O que se assistiu foi a uma luta de galos tontos, entre PSD e PS, entre Passos e Costa, que saltitam de terriola em terriola, animando os média, fazendo as empresas de sondagens e barómetros encherem a pança, dois bobos da corte, que se limitam a provocações e a enviar recados um ao outro, insultando-se por vezes, mas sem dizerem nada às pessoas sobre o que realmente propõem para futuro.
Passos fala de futuro tantas vezes quantas arrota. Mas não diz mais nada. Futuro para ali, futuro para acolá, défice a 7,2% - passa ao lado - futuro para cima e futuro para baixo. E Costa? Futuro até dizer basta. Rodeou-se de um grupo de iluminados de pacotilha, na sua maioria antigos dirigentes socialistas, deputados actuais ou antigos, docentes universitários próximos, mais uns, menos outros, do PS e de Costa. Ei-los que se julgam os maiores deste mundo e arredores e toca a perorar um esboço de programa de governo que depois esbarra na ausência de explicações sobre a sua exequibilidade. Mas será que isso interessado ao Zé Povinho? Não tenho tanta certeza disso.
E o povo é arrastado nesta festa de hipócritas, beijando, abraçando, gritando, berrando, dizendo mal deste ou daquele, com mais batata ali ou menos socaria acolá, tudo em nome de uma encenação a que se juntam as sondagens ou estudos de opinião de intencionalidade duvidosa, construindo-se assim o maior embuste da democracia portuguesa.

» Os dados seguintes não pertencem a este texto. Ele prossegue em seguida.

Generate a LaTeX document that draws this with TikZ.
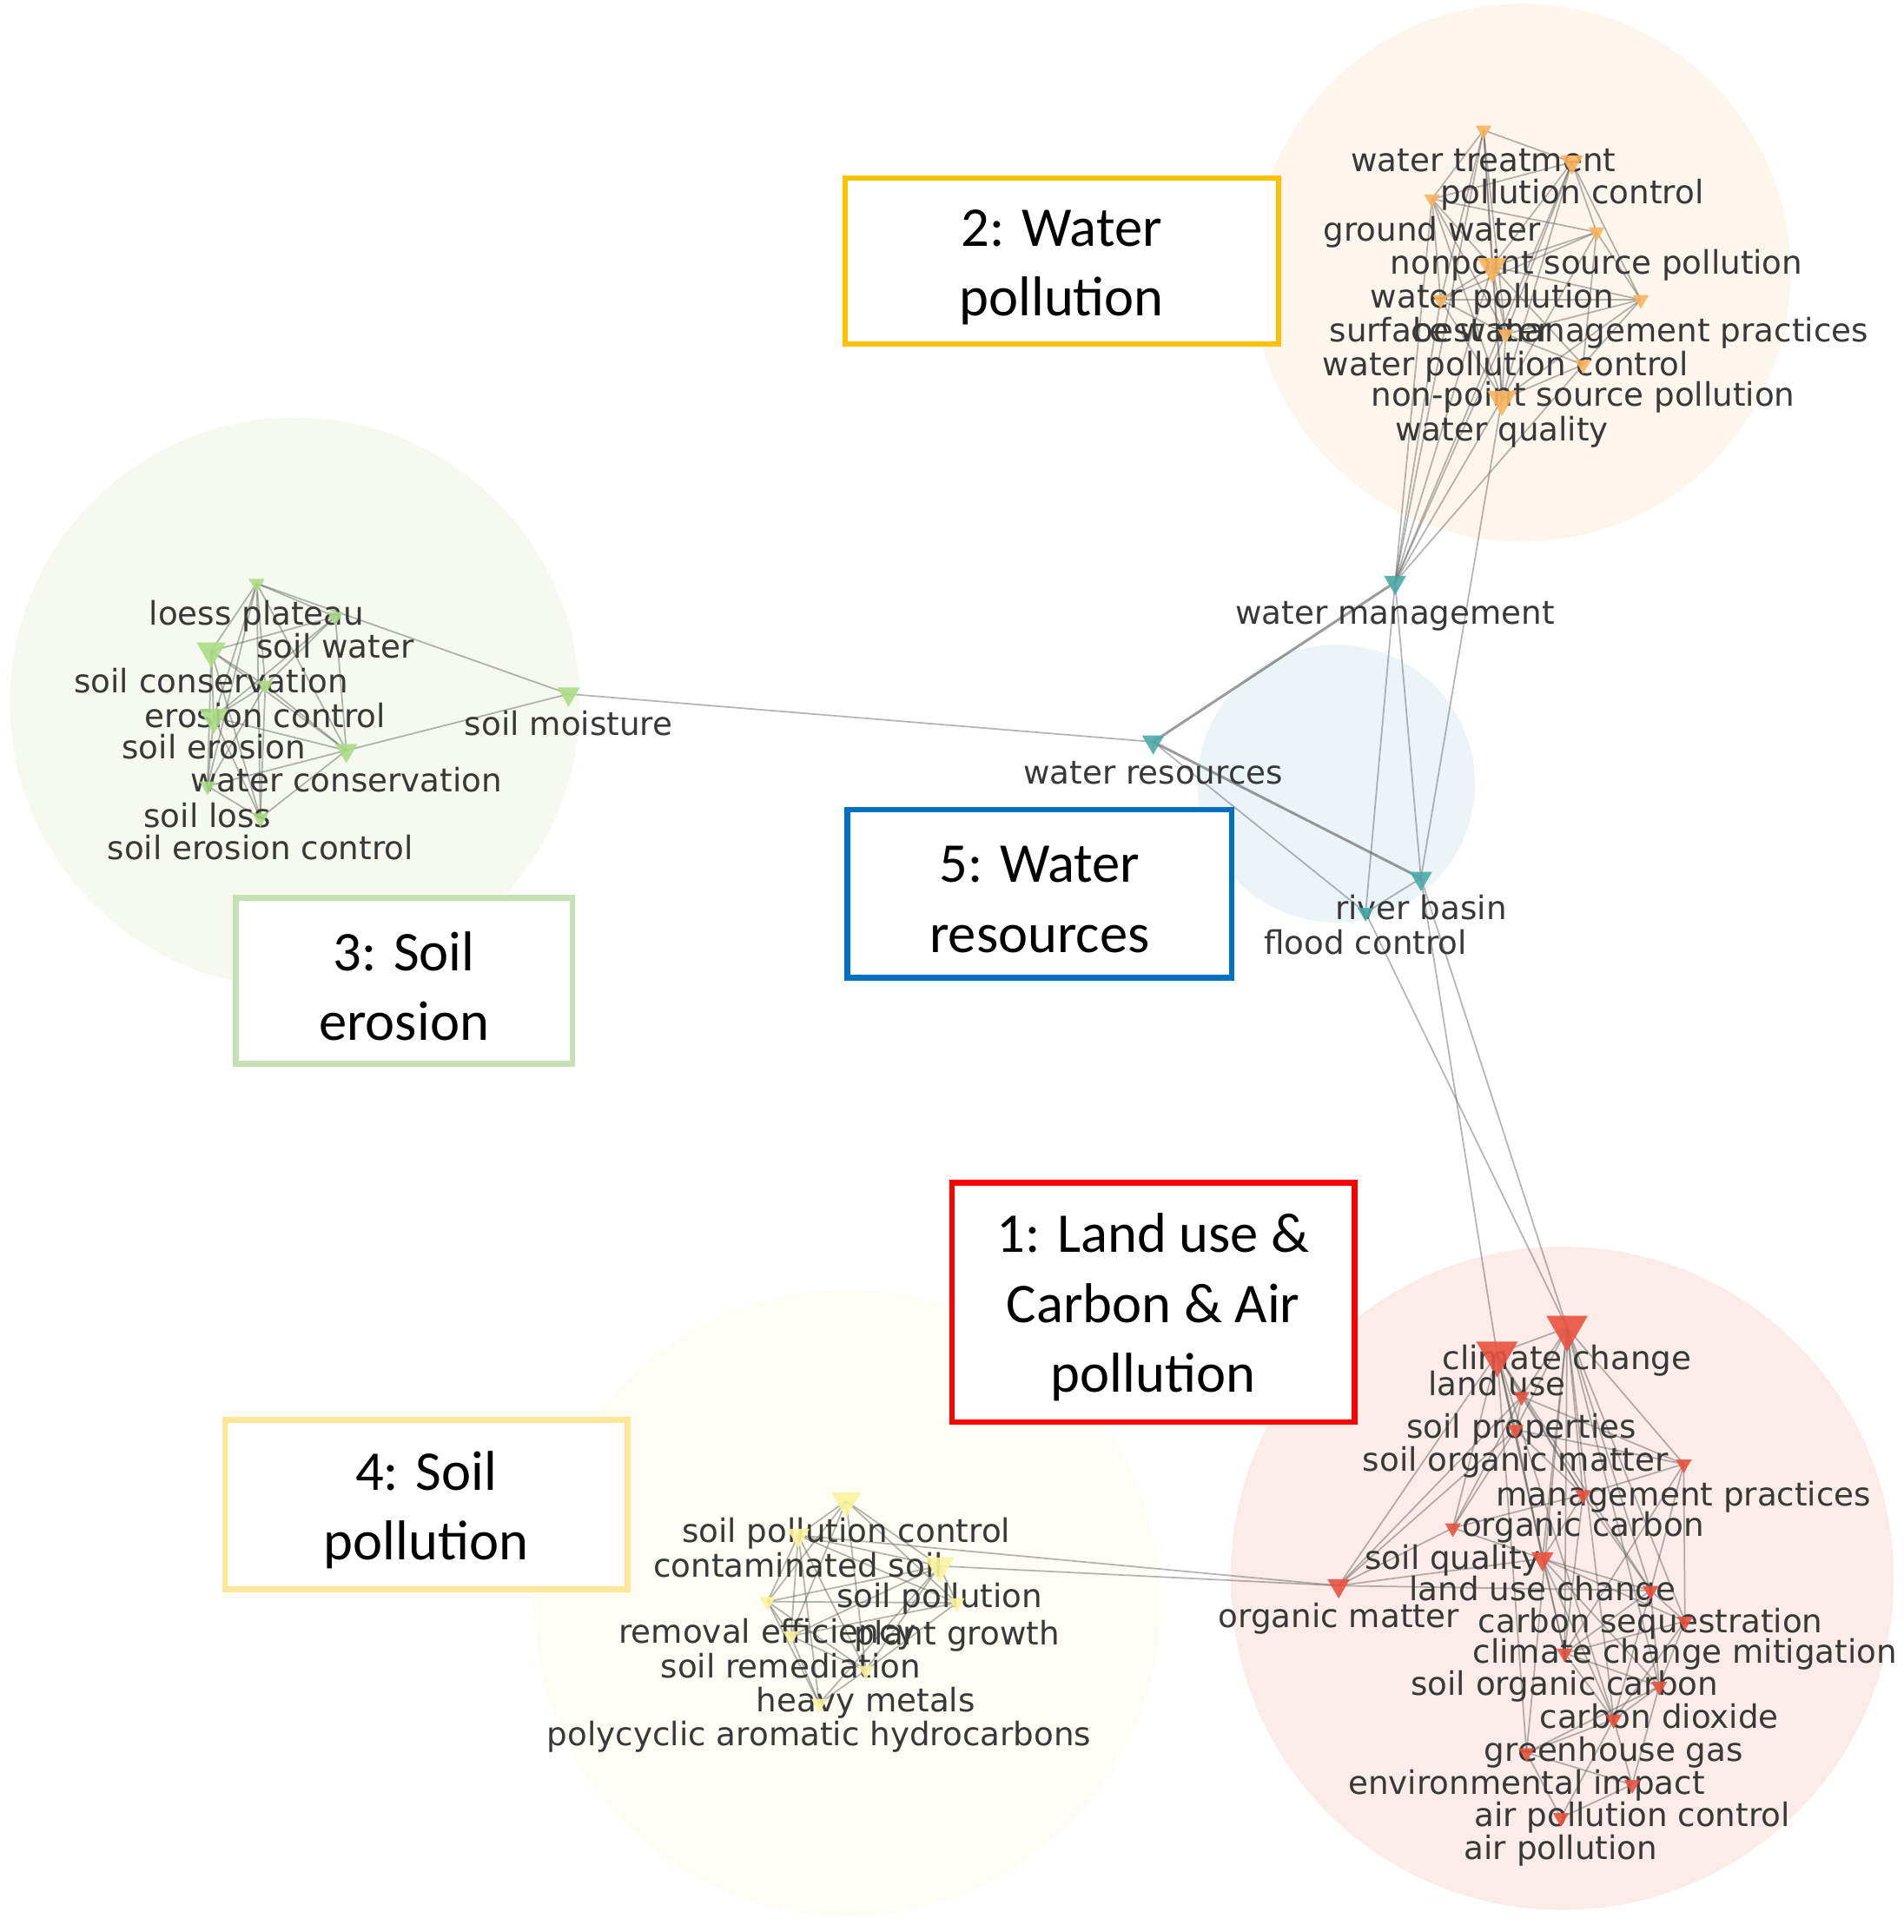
\documentclass[tikz,border=0pt]{standalone}
\usepackage{fontspec}
\setmainfont{DejaVu Sans}
\newfontfamily\boxfont{Carlito}
\usetikzlibrary{shapes.geometric}
\pgfdeclarelayer{circ}
\pgfdeclarelayer{edges}
\pgfsetlayers{circ,edges,main}
\definecolor{bgO}{HTML}{FDF6EC}
\definecolor{bgG}{HTML}{F5F9EF}
\definecolor{bgB}{HTML}{EBF4F7}
\definecolor{bgR}{HTML}{FBEBE9}
\definecolor{bgY}{HTML}{FEFDF4}
\definecolor{triO}{HTML}{F8B55F}
\definecolor{triT}{HTML}{4BAAA7}
\definecolor{triG}{HTML}{ADDC86}
\definecolor{triY}{HTML}{FBF5A0}
\definecolor{triR}{HTML}{E9533F}
\definecolor{boxO}{HTML}{FFC000}
\definecolor{boxB}{HTML}{0070C0}
\definecolor{boxG}{HTML}{C5E0B4}
\definecolor{boxR}{HTML}{FF0000}
\definecolor{boxY}{HTML}{FFE699}
\newcommand{\kw}[5]{\node[tri,#2] (#1) at (#3,#4) {};\node[lbl] (#1L) at (#3,#4+34) {#5};}
\begin{document}
\begin{tikzpicture}[x=0.02cm,y=-0.02cm,
  tri/.style={regular polygon,regular polygon sides=3,shape border rotate=180,inner sep=0pt,draw=none,fill opacity=.9},
  tS/.style={minimum size=0.30cm},
  tM/.style={minimum size=0.42cm},
  tL/.style={minimum size=0.55cm},
  tX/.style={minimum size=0.78cm},
  cO/.style={fill=triO},cT/.style={fill=triT},cG/.style={fill=triG},cY/.style={fill=triY},cR/.style={fill=triR},
  lbl/.style={anchor=base,inner sep=0pt,text=black!78,font=\fontsize{15}{18}\selectfont},
  edge/.style={draw=black!65,opacity=.45,line width=0.7pt},
  edgeT/.style={draw=black!65,opacity=.6,line width=1.2pt},
  box/.style={draw=#1,line width=2.6pt,fill=white,inner sep=0pt},
  boxtxt/.style={align=center,inner sep=0pt,font=\boxfont\fontsize{26}{32.4}\selectfont,text=black}]
\useasboundingbox (0,0) rectangle (1550,1573);
% background circles
\begin{pgfonlayer}{circ}
\fill[bgO] (1239,222) circle[radius=219];
\fill[bgG] (240,572) circle[radius=232];
\fill[bgB] (1088,638) circle[radius=113];
\fill[bgR] (1272,1285) circle[radius=270];
\fill[bgY] (690,1305) circle[radius=255];
\end{pgfonlayer}
% water pollution cluster
\kw{wt}{tS,cO}{1208}{106}{water treatment}
\kw{pc}{tM,cO}{1280}{132}{pollution control}
\kw{gw}{tS,cO}{1166}{162}{ground water}
\kw{nsp}{tS,cO}{1300}{189}{nonpoint source pollution}
\kw{wp}{tL,cO}{1215}{217}{water pollution}
\kw{sw}{tS,cO}{1173}{244}{surface water}
\kw{bmp}{tS,cO}{1336}{244}{best management practices}
\kw{wpc}{tS,cO}{1226}{272}{water pollution control}
\kw{npsp}{tS,cO}{1289}{297}{non-point source pollution}
\kw{wq}{tL,cO}{1223}{325}{water quality}
% water resources
\kw{wm}{tM,cT}{1136}{474}{water management}
\kw{wr}{tM,cT}{939}{604}{water resources}
\kw{rb}{tM,cT}{1157}{715}{river basin}
\kw{fc}{tS,cT}{1112}{743}{flood control}
% soil erosion
\kw{lp}{tS,cG}{209}{475}{loess plateau}
\kw{swt}{tS,cG}{273}{502}{soil water}
\kw{sc}{tL,cG}{172}{530}{soil conservation}
\kw{ec}{tS,cG}{216}{558}{erosion control}
\kw{se}{tL,cG}{174}{584}{soil erosion}
\kw{wc}{tM,cG}{282}{611}{water conservation}
\kw{sl}{tS,cG}{169}{640}{soil loss}
\kw{sec}{tS,cG}{212}{666}{soil erosion control}
\kw{sm}{tM,cG}{463}{565}{soil moisture}
% soil pollution
\kw{spc}{tL,cY}{689}{1222}{soil pollution control}
\kw{cs}{tM,cY}{650}{1250}{contaminated soil}
\kw{sp}{tL,cY}{765}{1275}{soil pollution}
\kw{re}{tS,cY}{625}{1304}{removal efficiency}
\kw{pg}{tS,cY}{779}{1305}{plant growth}
\kw{sr}{tS,cY}{644}{1332}{soil remediation}
\kw{hm}{tS,cY}{705}{1360}{heavy metals}
\kw{pah}{tS,cY}{667}{1387}{polycyclic aromatic hydrocarbons}
% land use / carbon / air
\kw{cc}{tX,cR}{1276}{1081}{climate change}
\kw{lu}{tX,cR}{1219}{1102}{land use}
\kw{spr}{tS,cR}{1239}{1137}{soil properties}
\kw{som}{tS,cR}{1234}{1164}{soil organic matter}
\kw{mp}{tS,cR}{1371}{1192}{management practices}
\kw{oc}{tS,cR}{1289}{1217}{organic carbon}
\kw{sq}{tS,cR}{1183}{1244}{soil quality}
\kw{luc}{tM,cR}{1256}{1269}{land use change}
\kw{om}{tM,cR}{1090}{1291}{organic matter}
\kw{csq}{tS,cR}{1344}{1295}{carbon sequestration}
\kw{ccm}{tS,cR}{1372}{1320}{climate change mitigation}
\kw{soc}{tS,cR}{1274}{1346}{soil organic carbon}
\kw{cd}{tS,cR}{1351}{1373}{carbon dioxide}
\kw{gg}{tS,cR}{1314}{1400}{greenhouse gas}
\kw{ei}{tS,cR}{1243}{1427}{environmental impact}
\kw{apc}{tS,cR}{1329}{1453}{air pollution control}
\kw{ap}{tS,cR}{1271}{1480}{air pollution}
% edges
\begin{pgfonlayer}{edges}
\foreach \a/\b in {wt/pc,wt/gw,wt/wp,wt/wq,wt/wpc,wt/sw,pc/gw,pc/nsp,pc/wp,pc/wq,pc/wpc,pc/bmp,
  gw/wp,gw/sw,gw/wq,gw/nsp,gw/wpc,nsp/wp,nsp/bmp,nsp/wq,nsp/npsp,nsp/sw,wp/sw,wp/bmp,wp/wpc,wp/npsp,wp/wq,
  sw/wq,sw/wpc,sw/bmp,bmp/wq,bmp/npsp,bmp/wpc,wpc/wq,wpc/npsp,npsp/wq,
  wm/wq,wm/wp,wm/sw,wm/gw,wm/wpc,wm/npsp,wm/pc,wm/wt,
  wm/rb,wm/fc,rb/fc,wr/fc,wq/rb,sm/wr,fc/cc,rb/cc,rb/lu,cs/om,sp/om,
  lp/swt,lp/sc,lp/ec,lp/se,lp/wc,lp/sl,lp/sec,swt/sc,swt/ec,swt/se,swt/wc,sc/ec,sc/se,sc/wc,sc/sl,sc/sec,
  ec/se,ec/wc,ec/sl,ec/sec,se/wc,se/sl,se/sec,wc/sl,wc/sec,sl/sec,lp/sm,wc/sm,
  spc/cs,spc/sp,spc/re,spc/pg,spc/sr,spc/hm,cs/sp,cs/re,cs/pg,cs/sr,cs/hm,cs/pah,sp/re,sp/pg,sp/sr,sp/hm,sp/pah,
  re/pg,re/sr,re/hm,re/pah,pg/sr,pg/hm,sr/hm,sr/pah,hm/pah,
  cc/lu,cc/spr,cc/som,cc/mp,cc/oc,cc/luc,cc/csq,cc/ccm,cc/soc,cc/cd,cc/gg,cc/ei,lu/spr,lu/som,lu/sq,lu/luc,lu/om,
  lu/oc,lu/csq,lu/soc,lu/ei,lu/gg,spr/som,spr/sq,spr/oc,spr/om,spr/mp,som/sq,som/oc,som/mp,som/om,som/luc,
  mp/oc,mp/csq,mp/ccm,mp/soc,oc/sq,oc/csq,oc/luc,oc/soc,sq/om,sq/luc,luc/csq,luc/ccm,luc/soc,luc/cd,luc/gg,
  csq/ccm,csq/soc,csq/cd,csq/gg,ccm/cd,ccm/gg,ccm/soc,soc/cd,soc/gg,cd/gg,cd/ei,cd/apc,gg/ei,gg/apc,gg/ap,
  ei/apc,ei/ap,apc/ap,om/luc,om/csq}
  \draw[edge] (\a.center) -- (\b.center);
\foreach \a/\b in {wr/wm,wr/rb}
  \draw[edgeT] (\a.center) -- (\b.center);
\end{pgfonlayer}
% cluster boxes
\node[box=boxO,minimum width=7.06cm,minimum height=2.70cm] (b2) at (864.5,212.5) {};
\node[boxtxt] (b2t) at (864.5,217.5) {2: Water\\pollution};
\node[box=boxB,minimum width=6.26cm,minimum height=2.74cm] (b5) at (846.5,727.5) {};
\node[boxtxt] (b5t) at (846.5,732.5) {5: Water\\resources};
\node[box=boxG,minimum width=5.48cm,minimum height=2.70cm] (b3) at (329,798.5) {};
\node[boxtxt] (b3t) at (329,803) {3: Soil\\erosion};
\node[box=boxR,minimum width=6.56cm,minimum height=3.90cm] (b1) at (939,1060.5) {};
\node[boxtxt] (b1t) at (939,1064.5) {1: Land use \&\\Carbon \& Air\\pollution};
\node[box=boxY,minimum width=6.56cm,minimum height=2.76cm] (b4) at (347,1225) {};
\node[boxtxt] (b4t) at (347,1229.5) {4: Soil\\pollution};
\end{tikzpicture}
\end{document}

Misturam-se sondagens com barómetros, ignora-se os valores que essas trampas indiciam e eis que todos os dias uns descem outros sobem. Se isto da campanha demorasse muito ainda veríamos estas sondagens da trampa rebentarem as escalas todas, para cima ou para baixo. É o descaramento levado ao extremo na manipulação das pessoas, no condicionamento da sua liberdade. É a campanha eleitoral transformada numa trampa mal-cheirosa na qual nadam os hipócritas e a mediocridade que gostam desde cenários, que vivem nesta merda e que com esta merda se sentem realizados. E o coitado do povo? Vai votar a 4 de Outubro, vai ser enganado, vai levar depois disso uma cacetada valente e depois vai cramar para os jornais e protestar quando lhe pedirem que o faça. Protestar? Ladrar, como diz o outro, depois do mal feito? Quando já é tarde? Quando legitimarem os gatunos e a roubalheira que eles personificam? Ou quando escolherem os que nos levaram em 2011 para esta desgraça da troika e da austeridade e que agora pretendem apresentar-se aos nossos olhos como virgens imaculadas que na política andaram sempre firmes e hirtos pelos caminhos da competência e da decência ? Vão mas é todos pró... Se me fizeram o favor. Tá bem? Fiquem bem.